■ Short problem ■
Output the lines that follow exactly as they are.

■ Data excerpt ■
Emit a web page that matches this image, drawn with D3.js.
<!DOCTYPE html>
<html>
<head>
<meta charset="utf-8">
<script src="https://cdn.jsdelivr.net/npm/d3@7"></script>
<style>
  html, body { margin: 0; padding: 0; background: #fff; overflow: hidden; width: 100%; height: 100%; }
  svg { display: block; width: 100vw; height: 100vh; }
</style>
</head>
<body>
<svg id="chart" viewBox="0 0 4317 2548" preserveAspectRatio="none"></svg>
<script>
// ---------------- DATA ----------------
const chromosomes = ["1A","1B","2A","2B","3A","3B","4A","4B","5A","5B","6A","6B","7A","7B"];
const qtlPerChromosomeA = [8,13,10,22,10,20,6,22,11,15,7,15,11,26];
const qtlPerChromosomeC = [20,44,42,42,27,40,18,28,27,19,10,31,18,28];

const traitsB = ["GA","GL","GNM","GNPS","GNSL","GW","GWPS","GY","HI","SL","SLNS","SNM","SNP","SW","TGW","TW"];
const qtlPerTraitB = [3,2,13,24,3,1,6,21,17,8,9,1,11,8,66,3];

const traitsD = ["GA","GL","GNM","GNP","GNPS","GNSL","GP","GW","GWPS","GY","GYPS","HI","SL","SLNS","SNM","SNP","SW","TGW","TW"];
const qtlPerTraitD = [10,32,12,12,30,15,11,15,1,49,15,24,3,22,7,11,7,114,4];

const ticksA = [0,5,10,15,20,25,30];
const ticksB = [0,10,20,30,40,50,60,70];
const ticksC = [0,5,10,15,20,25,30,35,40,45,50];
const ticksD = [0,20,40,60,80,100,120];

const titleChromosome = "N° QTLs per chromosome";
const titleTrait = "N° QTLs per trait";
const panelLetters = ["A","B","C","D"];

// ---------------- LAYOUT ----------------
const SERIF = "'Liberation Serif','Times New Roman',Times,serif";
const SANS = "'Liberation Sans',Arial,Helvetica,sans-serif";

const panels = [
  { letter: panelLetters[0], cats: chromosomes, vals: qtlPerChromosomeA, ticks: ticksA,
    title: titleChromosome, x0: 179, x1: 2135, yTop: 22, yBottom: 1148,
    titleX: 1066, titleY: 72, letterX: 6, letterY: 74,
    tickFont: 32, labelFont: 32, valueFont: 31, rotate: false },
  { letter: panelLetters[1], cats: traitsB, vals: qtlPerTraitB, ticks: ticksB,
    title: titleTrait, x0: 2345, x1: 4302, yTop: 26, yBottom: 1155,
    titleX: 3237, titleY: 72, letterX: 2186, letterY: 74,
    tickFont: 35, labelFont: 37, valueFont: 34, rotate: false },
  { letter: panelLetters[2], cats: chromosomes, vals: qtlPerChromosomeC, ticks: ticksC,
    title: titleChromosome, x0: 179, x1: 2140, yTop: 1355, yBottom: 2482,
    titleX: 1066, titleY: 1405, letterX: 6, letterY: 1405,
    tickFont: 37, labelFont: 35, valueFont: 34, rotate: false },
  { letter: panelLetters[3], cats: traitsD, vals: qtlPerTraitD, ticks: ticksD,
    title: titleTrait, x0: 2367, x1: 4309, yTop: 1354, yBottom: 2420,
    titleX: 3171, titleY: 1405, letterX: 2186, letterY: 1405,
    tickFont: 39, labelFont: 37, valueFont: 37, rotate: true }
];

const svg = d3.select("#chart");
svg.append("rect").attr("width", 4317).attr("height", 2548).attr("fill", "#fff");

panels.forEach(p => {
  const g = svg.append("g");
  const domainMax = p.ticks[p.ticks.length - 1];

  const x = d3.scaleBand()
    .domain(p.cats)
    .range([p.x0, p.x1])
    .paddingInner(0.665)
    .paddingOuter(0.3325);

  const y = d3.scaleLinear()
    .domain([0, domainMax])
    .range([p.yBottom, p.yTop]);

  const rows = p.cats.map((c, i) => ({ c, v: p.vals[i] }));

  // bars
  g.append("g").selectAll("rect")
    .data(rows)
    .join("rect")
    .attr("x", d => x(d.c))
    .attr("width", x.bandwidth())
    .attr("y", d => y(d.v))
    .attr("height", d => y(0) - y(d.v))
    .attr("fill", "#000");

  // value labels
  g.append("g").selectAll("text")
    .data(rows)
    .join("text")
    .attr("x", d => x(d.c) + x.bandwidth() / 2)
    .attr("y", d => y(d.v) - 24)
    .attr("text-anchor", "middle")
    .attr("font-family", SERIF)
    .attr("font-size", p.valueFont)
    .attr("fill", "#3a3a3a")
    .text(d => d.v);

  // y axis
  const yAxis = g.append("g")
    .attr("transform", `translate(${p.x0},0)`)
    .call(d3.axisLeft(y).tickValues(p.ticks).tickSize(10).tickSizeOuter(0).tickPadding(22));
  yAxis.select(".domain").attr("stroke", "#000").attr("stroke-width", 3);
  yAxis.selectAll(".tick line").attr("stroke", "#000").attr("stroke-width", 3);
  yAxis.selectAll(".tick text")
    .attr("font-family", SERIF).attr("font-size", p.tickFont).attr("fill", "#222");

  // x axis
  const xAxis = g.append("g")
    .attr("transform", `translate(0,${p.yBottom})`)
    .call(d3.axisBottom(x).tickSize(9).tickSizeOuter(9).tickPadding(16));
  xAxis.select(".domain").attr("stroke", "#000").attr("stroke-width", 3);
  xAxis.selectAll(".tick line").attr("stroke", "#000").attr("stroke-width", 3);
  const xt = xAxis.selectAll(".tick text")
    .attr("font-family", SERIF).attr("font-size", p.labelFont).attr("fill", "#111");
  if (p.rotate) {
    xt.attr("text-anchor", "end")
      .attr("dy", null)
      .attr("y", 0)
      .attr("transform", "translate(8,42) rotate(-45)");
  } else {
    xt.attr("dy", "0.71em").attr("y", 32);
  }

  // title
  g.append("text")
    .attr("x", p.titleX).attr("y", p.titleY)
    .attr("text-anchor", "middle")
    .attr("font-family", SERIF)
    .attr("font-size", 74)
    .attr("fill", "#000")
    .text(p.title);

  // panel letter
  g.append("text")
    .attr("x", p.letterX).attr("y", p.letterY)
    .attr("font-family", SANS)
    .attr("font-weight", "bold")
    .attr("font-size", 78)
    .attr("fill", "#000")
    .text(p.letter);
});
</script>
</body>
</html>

■ Result ■
Emit a web page that matches this image, drawn with D3.js.
<!DOCTYPE html>
<html>
<head>
<meta charset="utf-8">
<script src="https://cdn.jsdelivr.net/npm/d3@7"></script>
<style>
  html, body { margin: 0; padding: 0; background: #fff; overflow: hidden; width: 100%; height: 100%; }
  svg { display: block; width: 100vw; height: 100vh; }
</style>
</head>
<body>
<svg id="chart" viewBox="0 0 4317 2548" preserveAspectRatio="none"></svg>
<script>
// ---------------- DATA ----------------
const chromosomes = ["1A","1B","2A","2B","3A","3B","4A","4B","5A","5B","6A","6B","7A","7B"];
const qtlPerChromosomeA = [8,13,10,22,10,20,6,22,11,15,7,15,11,26];
const qtlPerChromosomeC = [20,44,42,42,27,40,18,28,27,19,10,31,18,28];

const traitsB = ["GA","GL","GNM","GNPS","GNSL","GW","GWPS","GY","HI","SL","SLNS","SNM","SNP","SW","TGW","TW"];
const qtlPerTraitB = [3,2,13,24,3,1,6,21,17,8,9,1,11,8,66,3];

const traitsD = ["GA","GL","GNM","GNP","GNPS","GNSL","GP","GW","GWPS","GY","GYPS","HI","SL","SLNS","SNM","SNP","SW","TGW","TW"];
const qtlPerTraitD = [10,32,12,12,30,15,11,15,1,49,15,24,3,22,7,11,7,114,4];

const ticksA = [0,5,10,15,20,25,30];
const ticksB = [0,10,20,30,40,50,60,70];
const ticksC = [0,5,10,15,20,25,30,35,40,45,50];
const ticksD = [0,20,40,60,80,100,120];

const titleChromosome = "N° QTLs per chromosome";
const titleTrait = "N° QTLs per trait";
const panelLetters = ["A","B","C","D"];

// ---------------- LAYOUT ----------------
const SERIF = "'Liberation Serif','Times New Roman',Times,serif";
const SANS = "'Liberation Sans',Arial,Helvetica,sans-serif";

const panels = [
  { letter: panelLetters[0], cats: chromosomes, vals: qtlPerChromosomeA, ticks: ticksA,
    title: titleChromosome, x0: 179, x1: 2135, yTop: 22, yBottom: 1148,
    titleX: 1066, titleY: 72, letterX: 6, letterY: 74,
    tickFont: 32, labelFont: 32, valueFont: 31, rotate: false },
  { letter: panelLetters[1], cats: traitsB, vals: qtlPerTraitB, ticks: ticksB,
    title: titleTrait, x0: 2345, x1: 4302, yTop: 26, yBottom: 1155,
    titleX: 3237, titleY: 72, letterX: 2186, letterY: 74,
    tickFont: 35, labelFont: 37, valueFont: 34, rotate: false },
  { letter: panelLetters[2], cats: chromosomes, vals: qtlPerChromosomeC, ticks: ticksC,
    title: titleChromosome, x0: 179, x1: 2140, yTop: 1355, yBottom: 2482,
    titleX: 1066, titleY: 1405, letterX: 6, letterY: 1405,
    tickFont: 37, labelFont: 35, valueFont: 34, rotate: false },
  { letter: panelLetters[3], cats: traitsD, vals: qtlPerTraitD, ticks: ticksD,
    title: titleTrait, x0: 2367, x1: 4309, yTop: 1354, yBottom: 2420,
    titleX: 3171, titleY: 1405, letterX: 2186, letterY: 1405,
    tickFont: 39, labelFont: 37, valueFont: 37, rotate: true }
];

const svg = d3.select("#chart");
svg.append("rect").attr("width", 4317).attr("height", 2548).attr("fill", "#fff");

panels.forEach(p => {
  const g = svg.append("g");
  const domainMax = p.ticks[p.ticks.length - 1];

  const x = d3.scaleBand()
    .domain(p.cats)
    .range([p.x0, p.x1])
    .paddingInner(0.665)
    .paddingOuter(0.3325);

  const y = d3.scaleLinear()
    .domain([0, domainMax])
    .range([p.yBottom, p.yTop]);

  const rows = p.cats.map((c, i) => ({ c, v: p.vals[i] }));

  // bars
  g.append("g").selectAll("rect")
    .data(rows)
    .join("rect")
    .attr("x", d => x(d.c))
    .attr("width", x.bandwidth())
    .attr("y", d => y(d.v))
    .attr("height", d => y(0) - y(d.v))
    .attr("fill", "#000");

  // value labels
  g.append("g").selectAll("text")
    .data(rows)
    .join("text")
    .attr("x", d => x(d.c) + x.bandwidth() / 2)
    .attr("y", d => y(d.v) - 24)
    .attr("text-anchor", "middle")
    .attr("font-family", SERIF)
    .attr("font-size", p.valueFont)
    .attr("fill", "#3a3a3a")
    .text(d => d.v);

  // y axis
  const yAxis = g.append("g")
    .attr("transform", `translate(${p.x0},0)`)
    .call(d3.axisLeft(y).tickValues(p.ticks).tickSize(10).tickSizeOuter(0).tickPadding(22));
  yAxis.select(".domain").attr("stroke", "#000").attr("stroke-width", 3);
  yAxis.selectAll(".tick line").attr("stroke", "#000").attr("stroke-width", 3);
  yAxis.selectAll(".tick text")
    .attr("font-family", SERIF).attr("font-size", p.tickFont).attr("fill", "#222");

  // x axis
  const xAxis = g.append("g")
    .attr("transform", `translate(0,${p.yBottom})`)
    .call(d3.axisBottom(x).tickSize(9).tickSizeOuter(9).tickPadding(16));
  xAxis.select(".domain").attr("stroke", "#000").attr("stroke-width", 3);
  xAxis.selectAll(".tick line").attr("stroke", "#000").attr("stroke-width", 3);
  const xt = xAxis.selectAll(".tick text")
    .attr("font-family", SERIF).attr("font-size", p.labelFont).attr("fill", "#111");
  if (p.rotate) {
    xt.attr("text-anchor", "end")
      .attr("dy", null)
      .attr("y", 0)
      .attr("transform", "translate(8,42) rotate(-45)");
  } else {
    xt.attr("dy", "0.71em").attr("y", 32);
  }

  // title
  g.append("text")
    .attr("x", p.titleX).attr("y", p.titleY)
    .attr("text-anchor", "middle")
    .attr("font-family", SERIF)
    .attr("font-size", 74)
    .attr("fill", "#000")
    .text(p.title);

  // panel letter
  g.append("text")
    .attr("x", p.letterX).attr("y", p.letterY)
    .attr("font-family", SANS)
    .attr("font-weight", "bold")
    .attr("font-size", 78)
    .attr("fill", "#000")
    .text(p.letter);
});
</script>
</body>
</html>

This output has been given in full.